Yesterday I was taken to see part of the fence surrounding Futenma Marine Corps Air Base. In order to drive there you have to wind through narrow, twisting rounds. The houses are packed together very tightly. You come to a street that leads straight to a towering military fence. The contrast is so stark, you might laugh uncomfortably when if you see it for yourself. Through the fence, the grass is green and looks perfectly cut. There is so much open land, if you look back quickly you might feel as if the city is growing rapidly behind you, shoving you into the chain mesh of the fence.

At a moment like that you can see how the fence might create two drastically different interpretations for people. For some they may see the base, what lies beyond the fence as a breath of fresh air, as a chance to escape, to get out away from the twisted urban labyrinth that they came from. But for others the fences will appear as a mocking tribute to selfishness, to disconnection and displacement. They will be reminders of loss and of oppression and how it doesn't only continue up until today, but that it has been actively built up and buried.

At the site where we visited the fence-line there was several visible crypts and tombs on the other side. They looked like they were maintained and the families are allowed to visit and pay respects there once a year.
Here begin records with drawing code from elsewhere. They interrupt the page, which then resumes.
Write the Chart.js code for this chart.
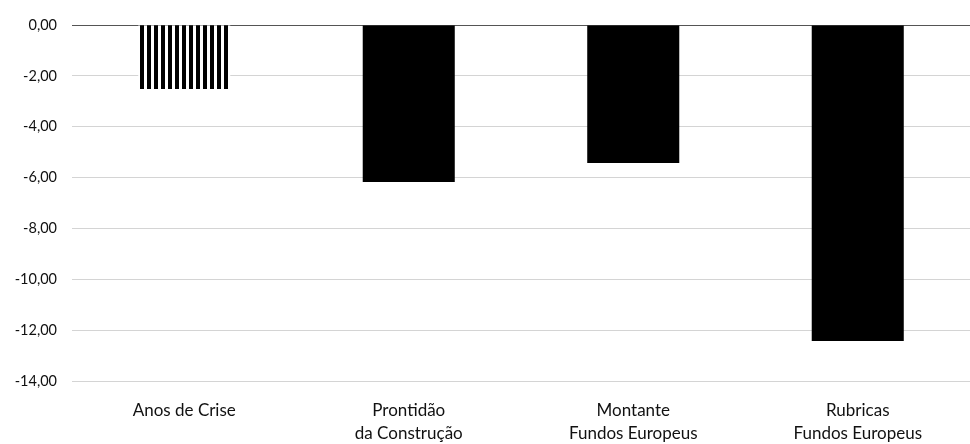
<!DOCTYPE html>
<html>
<head>
<meta charset="utf-8">
<script src="https://cdn.jsdelivr.net/npm/chart.js@4/dist/chart.umd.min.js"></script>
<style>
html,body{margin:0;padding:0;background:#fff;}
#wrap{width:970px;height:444px;position:relative;}
</style>
</head>
<body>
<div id="wrap"><canvas id="c" width="970" height="444"></canvas></div>
<script>
const categories = [
  ["Anos de Crise"],
  ["Prontidão", "da Construção"],
  ["Montante", "Fundos Europeus"],
  ["Rubricas", "Fundos Europeus"]
];
const values = [-2.52, -6.17, -5.43, -12.43];
const yTicks = [0, -2, -4, -6, -8, -10, -12, -14];

function stripePattern() {
  const p = document.createElement('canvas');
  p.width = 7; p.height = 10;
  const g = p.getContext('2d');
  g.fillStyle = '#fff'; g.fillRect(0, 0, 7, 10);
  g.fillStyle = '#000'; g.fillRect(0, 0, 4, 10);
  return document.getElementById('c').getContext('2d').createPattern(p, 'repeat');
}
const stripes = stripePattern();

new Chart(document.getElementById('c'), {
  type: 'bar',
  data: {
    labels: categories,
    datasets: [{
      data: values,
      backgroundColor: values.map((v, i) => i === 0 ? stripes : '#000'),
      borderWidth: 0,
      barPercentage: 0.41,
      categoryPercentage: 1
    }]
  },
  options: {
    responsive: false,
    animation: false,
    layout: { padding: { top: 25, right: 0, bottom: 0, left: 0 } },
    plugins: { legend: { display: false }, tooltip: { enabled: false } },
    scales: {
      x: {
        afterFit: s => { s.height = 63; },
        grid: { display: false, drawTicks: false },
        border: { display: false },
        ticks: { color: '#111', font: { family: 'Lato', size: 17, lineHeight: 1.35 }, padding: 18, maxRotation: 0 }
      },
      y: {
        min: -14, max: 0,
        afterFit: s => { s.width = 72; },
        afterBuildTicks: s => { s.ticks = yTicks.map(v => ({ value: v })); },
        grid: {
          drawTicks: false,
          color: c => c.tick && c.tick.value === 0 ? '#555' : '#d4d4d4',
          lineWidth: 1
        },
        border: { display: false },
        ticks: {
          padding: 15,
          color: '#111',
          font: { family: 'Lato', size: 14.5 },
          callback: v => v.toFixed(2).replace('.', ',')
        }
      }
    }
  }
});
</script>
</body>
</html>
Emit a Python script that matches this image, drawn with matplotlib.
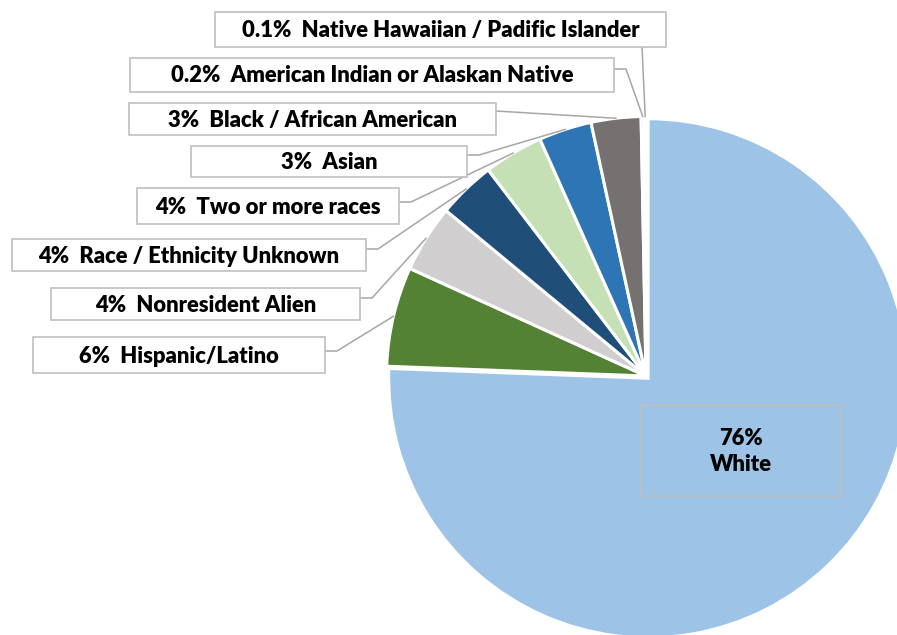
import matplotlib.pyplot as plt
from matplotlib.patches import Rectangle
import numpy as np

plt.rcParams['font.family'] = ['Lato', 'DejaVu Sans']

groups = ['White', 'Hispanic/Latino', 'Nonresident Alien', 'Race / Ethnicity Unknown',
          'Two or more races', 'Asian', 'Black / African American',
          'American Indian or Alaskan Native', 'Native Hawaiian / Padific Islander']
pct_labels = ['76%', '6%', '4%', '4%', '4%', '3%', '3%', '0.2%', '0.1%']
shares = [75.6, 6.2, 4.2, 3.6, 3.7, 3.3, 3.1, 0.2, 0.1]
colors = ['#9DC3E6', '#548235', '#D0CECE', '#1F4E79', '#C5E0B4',
          '#2E75B6', '#767171', '#F4B183', '#FFD966']

# label boxes in pixels (left, top, right, bottom) and the y of the leader stub
boxes = [(641, 405, 841, 496), (33, 337, 325, 373), (51, 288, 360, 320),
         (12, 239, 366, 271), (137, 188, 399, 224), (191, 146, 467, 177),
         (129, 103, 496, 135), (130, 58, 614, 92), (215, 12, 666, 47)]
stub_y = [None, 351, 298, 249, 202, 155, 111, 69, None]

CX, CY, R = 646, 376, 259.5


def px(x, y):
    return (x - CX) / R, (CY - y) / R


fig = plt.figure(figsize=(8.97, 6.35), dpi=100)
ax = fig.add_axes([0, 0, 1, 1])

explode = [0.012] + [0] * (len(shares) - 1)
wedges, _ = ax.pie(shares, colors=colors, startangle=90, counterclock=False,
                   explode=explode, radius=1,
                   wedgeprops=dict(edgecolor='white', linewidth=2.2))

ax.set_xlim(px(0, 0)[0], px(897, 0)[0])
ax.set_ylim(px(0, 635)[1], px(0, 0)[1])
ax.set_aspect('auto')
ax.axis('off')

box_col = '#BFBFBF'
line_col = '#A6A6A6'

for i, w in enumerate(wedges):
    l, t, r, b = boxes[i]
    x0, y0 = px(l, b)
    x1, y1 = px(r, t)
    ax.add_patch(Rectangle((x0, y0), x1 - x0, y1 - y0, facecolor='none' if i == 0 else 'white',
                           edgecolor=box_col, linewidth=1.2, zorder=3))
    tx, ty = px((l + r) / 2, (t + b) / 2 + 1)
    if i == 0:
        txt = pct_labels[i] + '\n' + groups[i]
    else:
        txt = pct_labels[i] + '  ' + groups[i]
    ax.text(tx, ty, txt, ha='center', va='center', fontsize=15.8, fontweight='heavy',
            color='black', linespacing=1.3, zorder=4)

    if i == 0:
        continue
    # leader: from the box to the middle of the slice's outer edge
    ang = np.deg2rad((w.theta1 + w.theta2) / 2)
    ax_, ay_ = np.cos(ang) * 1.0, np.sin(ang) * 1.0
    if stub_y[i] is None:
        sx, sy = px(642, b)
        xs, ys = [sx, ax_], [sy, ay_]
    elif i == 6:
        sx, sy = px(r, stub_y[i])
        xs, ys = [sx, ax_], [sy, ay_]
    else:
        sx, sy = px(r, stub_y[i])
        ex, _ = px(r + 12, stub_y[i])
        xs, ys = [sx, ex, ax_], [sy, sy, ay_]
    ax.plot(xs, ys, color=line_col, linewidth=1.1, zorder=2)

plt.savefig('out.png', dpi=100)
While someone may make excuses and say that the military is taking good care of the tombs, far better than if the people were responsible for them, others reflect on the meaning of fences as if they are a character from an Okinawa Robert Frost poem. They see the graves and remains of ancestors and the fence doesn't make sense. In order to pay respect you have to walk all the way around the fence, find a gate, and also navigate the calendar of the year and wait for the right date in order to be able to visit them.

While I was there, so many Guam connections came to mind. Places like Fena or Haputo where you find artifacts or hold memorials. But my mind went further than this historical connections and it was in that moment that I began to feel at "home" here.

As I stood outside that fence in Okinawa I realized that I could have been standing outside a fence on Guam. The grass beneath my shoes was the exact same kind I found find in Guam. The trees nearby are found on Guam. The sky looks like the sky above Anderson or Tiyan. Even the fence itself looked the same. It appeared to be the same type you find on the miles of military fence-line in Guam. It looked a little bit taller, but the same construction nonetheless.